We’d wanted to catch a boat from the Cape across to Brazil, and then go up through South and Central America and on into North America, but for various reasons we had no luck with that.

Instead, like all good journeys, we’re now on a completely unplanned route. Our new route is to travel up the length of Africa and then cross the Mediterranean into Turkey. From there we’ll either go West into Europe or East into Asia in order to get to America.

We’re not walking fit yet, so everything feels heavy and cumbersome. We literally have our lives on our backs. It’s not much, but it’s what we’ll live off for the next few months. It’s crazy to think it all fits in a single backpack!

The desert temperatures are insane, it’s got that typical heat shimmer, and the sporadic black rocks make it feel like Mars. The Namib desert is said to be the oldest desert on the world, and as far as the eye can see is sand. It feels formidable, but we’re pretty confident we’re gonna score a lot of sympathy points and getting lifts will be easy.

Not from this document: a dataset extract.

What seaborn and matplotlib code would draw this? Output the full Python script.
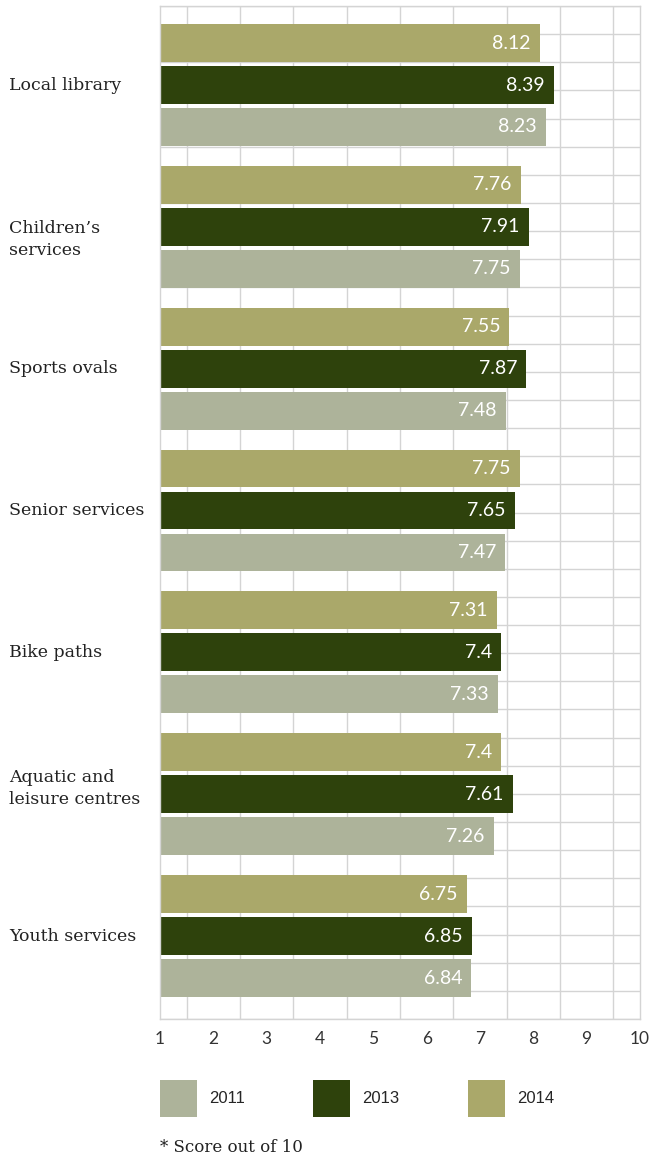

So we walk, and walk. Nothing. About 2 hours and 10km’s later we’re in the middle of nowhere, there’s nothing visible ahead, we’re already feeling low on water, and now we’re searching for shade. It’s a good reality check, and although we’re well travelled a good reminder of how things can go in Africa if you’re not careful.

Nonetheless, we remind ourselves that all long trips start with baby steps. Namibia is the second least densely populated country in the world – maybe lifts won’t be as easy as we initially thought. We’ll have to turn back and stock up better for tomorrow.

Solid start. Typically us. Under the stars that night we can hardly sleep with the excitement for the road ahead.